Oito anos. Arco-íris e
cores em uma folha em branca. Passatempo de criança. Quer ser desenhista quando
crescer. Nunca pensou em desenhar nas paredes, mas com a ponta do compasso ou
estilete decorou aparelhos eletrônicos e móveis. Televisão, cama... Que susto
quando a mãe descobriu! Inocência ou demarcação de território desde cedo?
Maneira de agredir? Ser
outra pessoa ou si mesmo? O quarto seu mundo. Da décima janela observou grossos
pingos de chuva. Passeando o olhar por apartamentos vizinhos visualizou um
rapaz estudando. O abajur ao lado com lâmpada fluorescente iluminando a mesa.
Por que não existem
vizinhos bonitos como os amigos imaginários que desejamos de verdade?
Aos oito anos já se
julga pela aparência. A menina trancou sua boneca no armário para que ela não a visitasse de noite com unhas crescidas e vida. Quem dá uma Xuxa a uma criança
imagina que ela brincará alegremente? Isso é sádico! Nunca ouviram as lendas?
Por ser pequena a Xuxa
não poderia empurrar a porta do móvel com pulsos tão fininhos, pensou.
Sem a chuva, ela
experimentou o calor em um jardim cercado que limitou a liberdade, mas ela não
sabia disso. As cercas proporcionaram
amizades. E grades de uma quadra, escorregador, balanço e gira-gira transformaram-se
em um parque de diversões para bonecas.
Mas se humanos se machucam
o que acontece a Susi quando a segurança falha? Ela despenca das alturas. Uma perna
quebrada. Papel higiênico, sabonete líquido e água. Minutos depois assino seu
gesso. Um corpo imobilizado, mas no mundo físico nem tudo para tudo há
conserto.
A memória impregna nas
coisas.

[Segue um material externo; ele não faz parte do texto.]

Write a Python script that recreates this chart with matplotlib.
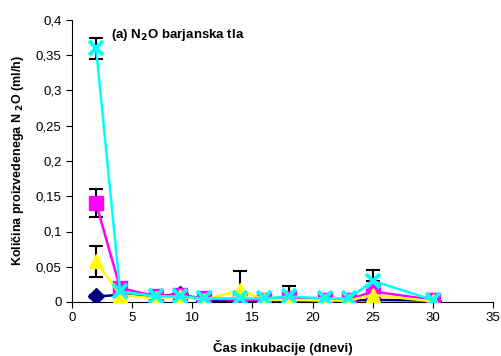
import numpy as np
import matplotlib.pyplot as plt
from matplotlib.ticker import FuncFormatter

plt.rcParams['font.family'] = ['Liberation Sans', 'DejaVu Sans']

days = [2, 4, 7, 9, 11, 14, 16, 18, 21, 23, 25, 30]

navy = [0.008, 0.010, 0.007, 0.012, 0.001, 0.001, 0.002, 0.001, 0.002, 0.002, 0.003, 0.002]
navy_err = [0.002, 0.002, 0.001, 0.002, 0.001, 0.001, 0.001, 0.001, 0.001, 0.001, 0.002, 0.001]

magenta = [0.140, 0.020, 0.008, 0.010, 0.005, 0.003, 0.003, 0.005, 0.003, 0.003, 0.015, 0.003]
magenta_err = [0.020, 0.003, 0.002, 0.002, 0.001, 0.001, 0.001, 0.002, 0.001, 0.001, 0.015, 0.001]

yellow = [0.058, 0.010, 0.005, 0.008, 0.003, 0.017, 0.003, 0.003, 0.002, 0.002, 0.010, 0.001]
yellow_err = [0.022, 0.003, 0.002, 0.002, 0.001, 0.027, 0.001, 0.002, 0.001, 0.001, 0.006, 0.001]

cyan = [0.360, 0.015, 0.008, 0.008, 0.005, 0.005, 0.005, 0.008, 0.005, 0.005, 0.030, 0.003]
cyan_err = [0.015, 0.003, 0.002, 0.002, 0.001, 0.001, 0.001, 0.014, 0.001, 0.001, 0.016, 0.001]

series = [
    (navy, navy_err, '#000080', 'D', 8.5),
    (magenta, magenta_err, '#ff00ff', 's', 9.5),
    (yellow, yellow_err, '#ffff00', '^', 10.5),
    (cyan, cyan_err, '#00ffff', 'x', 10.5),
]

fig = plt.figure(figsize=(5.02, 3.56), dpi=100)
ax = fig.add_axes([72 / 502, 1 - 302 / 356, 421 / 502, 282 / 356])

for vals, err, col, mk, ms in series:
    ax.errorbar(days, vals, yerr=err, fmt='none', ecolor='black', elinewidth=1.5,
                capsize=5, capthick=1.5, zorder=2)
for vals, err, col, mk, ms in series:
    ax.plot(days, vals, color=col, lw=1.8, marker=mk, ms=ms,
            mec=col, mew=2.8 if mk == 'x' else 1, zorder=3)

ax.set_xlim(0, 35)
ax.set_ylim(0, 0.4)
ax.set_xticks(np.arange(0, 36, 5))
ax.set_yticks(np.arange(0, 0.41, 0.05))
ax.yaxis.set_major_formatter(FuncFormatter(lambda v, p: ('%g' % round(v, 2)).replace('.', ',')))
ax.spines['top'].set_visible(False)
ax.spines['right'].set_visible(False)
ax.tick_params(direction='out', length=4, labelsize=9.5)

ax.set_xlabel('Čas inkubacije (dnevi)', fontsize=9.5, fontweight='bold', labelpad=11)
ax.set_ylabel('Količina proizvedenega N $_\\mathbf{2}$O (ml/h)', fontsize=9,
              fontweight='bold', labelpad=7)
ax.text(3.25, 0.375, '(a) N$_\\mathbf{2}$O barjanska tla', fontsize=9.5, fontweight='bold')

fig.savefig('out.png', dpi=100)
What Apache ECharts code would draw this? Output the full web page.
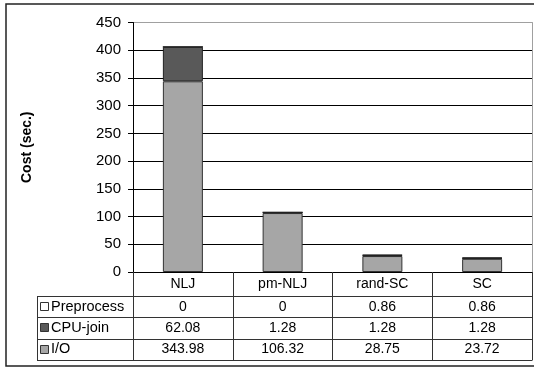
<!DOCTYPE html>
<html><head><meta charset="utf-8">
<script src="https://cdn.jsdelivr.net/npm/echarts@6/dist/echarts.min.js"></script>
<style>html,body{margin:0;padding:0;background:#fff}#c{width:534px;height:368px}</style>
</head><body><div id="c"></div>
<script>
var categories = ['NLJ', 'pm-NLJ', 'rand-SC', 'SC'];
var ioValues = [343.98, 106.32, 28.75, 23.72];
var cpuValues = [62.08, 1.28, 1.28, 1.28];
var preValues = [0, 0, 0.86, 0.86];
var seriesNames = ['Preprocess', 'CPU-join', 'I/O'];
var yTicks = [0, 50, 100, 150, 200, 250, 300, 350, 400, 450];

var FONT = 'Liberation Sans, Arial, sans-serif';
var colors = {'Preprocess': '#ffffff', 'CPU-join': '#595959', 'I/O': '#a6a6a6'};
var tableRows = {'Preprocess': preValues, 'CPU-join': cpuValues, 'I/O': ioValues};

var chart = echarts.init(document.getElementById('c'), null, {renderer: 'canvas'});
var gridColors = yTicks.map(function (v, i) { return i === yTicks.length - 1 ? '#a0a0a0' : '#000000'; });

var option = {
  animation: false,
  backgroundColor: '#fff',
  grid: {left: 133, right: 2, top: 22.5, bottom: 96, containLabel: false},
  xAxis: {
    type: 'category', data: categories,
    axisLine: {show: true, lineStyle: {color: '#000', width: 1}},
    axisTick: {show: true, inside: false, length: 88, lineStyle: {color: '#333', width: 1}},
    axisLabel: {color: '#000', fontFamily: FONT, fontSize: 14, margin: 5, lineHeight: 14}
  },
  yAxis: [{
    type: 'value', min: yTicks[0], max: yTicks[yTicks.length - 1], interval: 50,
    name: 'Cost (sec.)', nameLocation: 'middle', nameGap: 99, nameRotate: 90,
    nameTextStyle: {color: '#000', fontFamily: FONT, fontSize: 14, fontWeight: 'bold'},
    axisLine: {show: true, lineStyle: {color: '#000', width: 1}},
    axisTick: {show: true, length: 5, lineStyle: {color: '#000'}},
    axisLabel: {color: '#000', fontFamily: FONT, fontSize: 15, margin: 12},
    splitLine: {show: true, lineStyle: {color: gridColors, width: 1}}
  }, {
    type: 'value', position: 'right', min: 0, max: 450, interval: 50,
    axisLine: {show: true, lineStyle: {color: '#a0a0a0', width: 1}},
    axisTick: {show: false}, axisLabel: {show: false}, splitLine: {show: false}
  }],
  series: [
    {name: 'I/O', type: 'bar', stack: 's', data: ioValues, barWidth: 40,
     itemStyle: {color: colors['I/O'], borderColor: '#333', borderWidth: 1}},
    {name: 'CPU-join', type: 'bar', stack: 's', data: cpuValues, barWidth: 40,
     itemStyle: {color: colors['CPU-join'], borderColor: '#222', borderWidth: 1}},
    {name: 'Preprocess', type: 'bar', stack: 's', data: preValues, barWidth: 40,
     itemStyle: {color: colors['Preprocess'], borderColor: '#222', borderWidth: 1}}
  ]
};
chart.setOption(option);

// Build the data table below the axis
var axisY = chart.convertToPixel({yAxisIndex: 0}, 0); // pixel y of value 0
var leftX = 37, rightX = 532.5;
var headerH = 24, rowH = 21.3;
var g = [];
g.push({type: 'rect', shape: {x: 6, y: 4, width: 540, height: 362}, style: {fill: null, stroke: '#222', lineWidth: 1.5}, z: 100});
var rowTop = axisY + headerH;
for (var r = 0; r <= seriesNames.length; r++) {
  var yy = Math.round(rowTop + r * rowH) + 0.5;
  g.push({type: 'line', shape: {x1: leftX, y1: yy, x2: rightX, y2: yy}, style: {stroke: '#333', lineWidth: 1}, z: 50});
}
g.push({type: 'line', shape: {x1: leftX + 0.5, y1: Math.round(rowTop) + 0.5, x2: leftX + 0.5, y2: Math.round(rowTop + seriesNames.length * rowH) + 0.5}, style: {stroke: '#333', lineWidth: 1}, z: 50});
seriesNames.forEach(function (name, r) {
  var cy = rowTop + r * rowH + rowH / 2;
  g.push({type: 'rect', shape: {x: 40.5, y: Math.round(cy - 4.5) + 0.5, width: 8, height: 8},
    style: {fill: colors[name], stroke: '#333', lineWidth: 1}, z: 60});
  g.push({type: 'text', x: 51, y: cy, style: {text: name, fill: '#000', font: '14.5px ' + FONT, textVerticalAlign: 'middle', textAlign: 'left'}, z: 60});
  tableRows[name].forEach(function (v, i) {
    var cx = chart.convertToPixel({xAxisIndex: 0}, categories[i]);
    g.push({type: 'text', x: cx, y: cy, style: {text: String(v), fill: '#000', font: '14px ' + FONT, textVerticalAlign: 'middle', textAlign: 'center'}, z: 60});
  });
});
chart.setOption({graphic: g});
</script></body></html>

E eu tenho oito anos com a mão esquerda.
II
- Por que desenhou na
televisão com estilete?
Por
que fiz isso? Eu não sei!
- Eu queria marcar...
Ainda
bem que ela não viu a cama.
Demarcação
de território? Tão cedo? Tenho uma futura pichadora em casa?
Da décima janela
assistiu a chuva. Grossos pingos, apartamentos vizinhos. Quem nunca observou? O
rapaz estuda à mesa. O abajur fluorescente ilumina ao lado.
Existem
vizinhos bonitos como os amigos que inventei? Por que eles não existem?
- Por que a boneca
estava no lixo, Isabel? Sabe quanto custa?!
Não...
- Não quero ela. Ela
arranha! Ela veio atrás de mim de noite. Tenho medo. Joga fora!
Havia lendas no meu
tempo. É sádico presentear com uma Xuxa.
- Vou prendê-la no
armário, tá bom? Ela é fraquinha. Não vai conseguir empurrar a porta.
Verdade,
ela tem pulsos pequenininhos.
- Huhu – concordou a
criança. – Se ela cair de cima do armário, terei que engessar ela igual eu fiz
com a Susi. Você lembra, mãe?
- Lembro minha médica.
Como fez o gesso?
- Papel higiênico,
sabonete e água. Quando secou eu assinei meu nome.
A memória impregna nas coisas. E eu tenho oito anos com a mão esquerda.